Antes de o sangue começar a escorrer, o que Stephen King constrói é uma bomba-relógio emocional. Ele nos apresenta a família Trenton, com Donna, Vic e o pequeno Tad. O casamento de Donna e Vic está por um fio, balançado por uma traição recente. Vic, por sua vez, encara uma crise profissional grave. Tad, o filho do casal, sofre com pesadelos e o medo de um monstro no armário. Em paralelo, acompanhamos os Cambers, donos de Cujo, uma família marcada por uma violência doméstica velada, onde o abuso está presente não só com tapas, mas com silêncios e desprezo. King mergulha nesses dramas íntimos e transforma cada fissura emocional em combustível para o horror.
É nesse clima de tensão familiar e isolamento emocional que a tragédia acontece. Cujo não é um monstro sobrenatural: ele é um produto da natureza, da raiva, literalmente e simbolicamente. A doença avança em seu corpo lentamente, corroendo seu cérebro e transformando-o em uma figura trágica. Em certos momentos, o próprio cão tem pensamentos que revelam sua confusão e sofrimento. Ele não queria ser um assassino. Ele não entende o que está acontecendo. É uma criatura atormentada, tanto quanto aqueles que ele ameaça.
E é aqui que Cujo acerta em cheio: no terror psicológico que não precisa de fantasmas ou demônios. O cenário mais aterrorizante da história é um carro em que Donna e Tad ficam presos, cercados por um animal enlouquecido, em pleno verão. O calor é sufocante, a sede é real e a tensão cresce a cada página. Stephen King usa a claustrofobia como ferramenta narrativa e transforma a espera em agonia. Os capítulos finais são quase insuportáveis, no melhor sentido possível.
Os temas que atravessam o livro são vários. O isolamento, tanto físico quanto emocional, é o principal. Donna está sozinha no momento mais desesperador da sua vida. O medo da morte do filho a consome e ela precisa cavar dentro de si uma força que nem sabia que tinha. Aqui, King nos mostra uma maternidade crua, visceral, onde o amor se transforma em luta pela sobrevivência.
Outro tema central é o da fragilidade da vida comum. A família Trenton poderia ser qualquer família. Eles não são especiais, nem amaldiçoados. O que os destrói é uma sequência de pequenas decisões, mentiras, descuidos e... azar. King, aliás, brinca com essa ideia de destino e acaso ao extremo. Tudo poderia ter sido evitado, mas nada foi.

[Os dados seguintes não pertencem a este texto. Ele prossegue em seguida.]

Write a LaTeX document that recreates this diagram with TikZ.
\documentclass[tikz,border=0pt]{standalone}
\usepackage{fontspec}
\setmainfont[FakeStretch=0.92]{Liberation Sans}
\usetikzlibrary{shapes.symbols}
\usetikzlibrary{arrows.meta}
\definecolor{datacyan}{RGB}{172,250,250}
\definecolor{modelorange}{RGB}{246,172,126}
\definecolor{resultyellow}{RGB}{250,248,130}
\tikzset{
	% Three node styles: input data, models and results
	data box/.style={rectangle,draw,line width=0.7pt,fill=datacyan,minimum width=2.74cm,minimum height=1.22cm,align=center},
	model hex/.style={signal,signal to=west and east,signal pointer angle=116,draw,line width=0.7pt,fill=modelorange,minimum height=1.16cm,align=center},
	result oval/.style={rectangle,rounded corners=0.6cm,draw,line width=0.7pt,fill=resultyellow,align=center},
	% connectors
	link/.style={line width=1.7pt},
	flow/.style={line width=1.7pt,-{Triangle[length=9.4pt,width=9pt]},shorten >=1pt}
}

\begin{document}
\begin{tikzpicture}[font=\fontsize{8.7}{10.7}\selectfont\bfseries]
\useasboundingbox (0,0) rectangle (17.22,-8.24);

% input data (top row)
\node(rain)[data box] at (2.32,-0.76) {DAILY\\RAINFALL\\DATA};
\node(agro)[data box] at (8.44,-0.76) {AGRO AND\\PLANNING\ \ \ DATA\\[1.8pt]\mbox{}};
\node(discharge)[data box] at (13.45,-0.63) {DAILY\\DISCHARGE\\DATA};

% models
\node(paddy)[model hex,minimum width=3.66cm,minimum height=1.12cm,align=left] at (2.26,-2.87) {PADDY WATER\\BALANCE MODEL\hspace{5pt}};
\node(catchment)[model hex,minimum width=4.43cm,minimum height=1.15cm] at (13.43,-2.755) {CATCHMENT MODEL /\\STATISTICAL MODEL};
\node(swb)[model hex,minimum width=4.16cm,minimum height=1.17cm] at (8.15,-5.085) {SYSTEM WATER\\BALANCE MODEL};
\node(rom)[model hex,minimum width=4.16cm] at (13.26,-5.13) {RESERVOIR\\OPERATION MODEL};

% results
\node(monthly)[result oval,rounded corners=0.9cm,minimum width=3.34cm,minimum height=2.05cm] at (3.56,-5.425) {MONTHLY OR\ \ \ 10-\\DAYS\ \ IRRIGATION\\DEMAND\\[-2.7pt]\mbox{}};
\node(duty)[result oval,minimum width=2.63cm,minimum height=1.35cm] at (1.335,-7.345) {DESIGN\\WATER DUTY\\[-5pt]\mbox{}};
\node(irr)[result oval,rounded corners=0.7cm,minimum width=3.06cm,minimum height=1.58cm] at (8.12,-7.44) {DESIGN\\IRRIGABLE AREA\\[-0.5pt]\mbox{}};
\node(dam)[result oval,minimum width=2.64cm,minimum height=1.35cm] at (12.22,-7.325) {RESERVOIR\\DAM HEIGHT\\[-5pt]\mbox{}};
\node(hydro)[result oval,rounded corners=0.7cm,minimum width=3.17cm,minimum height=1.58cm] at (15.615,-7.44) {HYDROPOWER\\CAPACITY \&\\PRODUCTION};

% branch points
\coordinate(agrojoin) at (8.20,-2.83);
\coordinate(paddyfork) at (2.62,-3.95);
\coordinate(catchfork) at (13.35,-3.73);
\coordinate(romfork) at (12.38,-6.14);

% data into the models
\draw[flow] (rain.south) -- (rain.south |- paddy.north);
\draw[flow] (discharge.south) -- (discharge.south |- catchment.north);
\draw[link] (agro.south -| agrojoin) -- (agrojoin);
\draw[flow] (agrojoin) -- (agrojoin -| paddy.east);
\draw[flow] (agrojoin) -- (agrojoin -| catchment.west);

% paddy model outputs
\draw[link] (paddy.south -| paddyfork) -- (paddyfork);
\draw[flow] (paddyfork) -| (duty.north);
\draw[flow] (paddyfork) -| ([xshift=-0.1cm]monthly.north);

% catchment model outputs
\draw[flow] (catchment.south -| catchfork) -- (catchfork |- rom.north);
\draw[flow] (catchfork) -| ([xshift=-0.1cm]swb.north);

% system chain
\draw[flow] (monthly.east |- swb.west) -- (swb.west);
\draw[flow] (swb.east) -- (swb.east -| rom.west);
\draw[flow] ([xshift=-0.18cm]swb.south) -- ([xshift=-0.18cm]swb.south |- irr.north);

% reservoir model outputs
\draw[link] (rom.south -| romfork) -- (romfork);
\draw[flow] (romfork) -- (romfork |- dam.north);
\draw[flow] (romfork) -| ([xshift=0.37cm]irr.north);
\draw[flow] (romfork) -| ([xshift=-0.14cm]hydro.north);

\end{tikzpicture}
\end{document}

Do ponto de vista narrativo, Cujo é engenhoso. King alterna múltiplas perspectivas, com Donna, Vic, o mecânico Joe Camber, o amante Steve Kemp, o xerife Bannerman e até mesmo Cujo. Isso constrói uma teia de tensões e expectativas que culminam em um clímax devastador. E é impossível não falar sobre o final, que é o soco final, seco e cruel, que deixa o leitor sem ar. O próprio Stephen King já declarou que se arrepende dessa escolha. Mas, de certo modo, ela é coerente com a proposta do livro: um retrato incômodo da impotência humana diante do acaso.
Cujo venceu o British Fantasy Award de Melhor Romance em 1982, mas sua recepção crítica, na época, foi dividida. Alguns achavam o livro cru demais, pessimista demais. Hoje, ele é visto como um exemplo poderoso de terror psicológico sem apelações sobrenaturais. Uma aula de como o cotidiano pode esconder monstros e de como qualquer um pode ser levado ao limite.
Cujo é mais do que a história de um cachorro assassino, mas uma metáfora sobre tudo o que a gente não controla. Sobre como a vida pode virar um pesadelo a partir de uma simples ida à oficina. E sobre como o horror, às vezes, não vem do escuro, mas do calor, da sede, da espera e da solidão.
Se você está pronto para um livro que dói mais do que assusta, Cujo é pra você. Mas prepare-se: o monstro aqui não tem sete cabeças, ele tem quatro patas, um focinho quente e já foi um bom cachorro.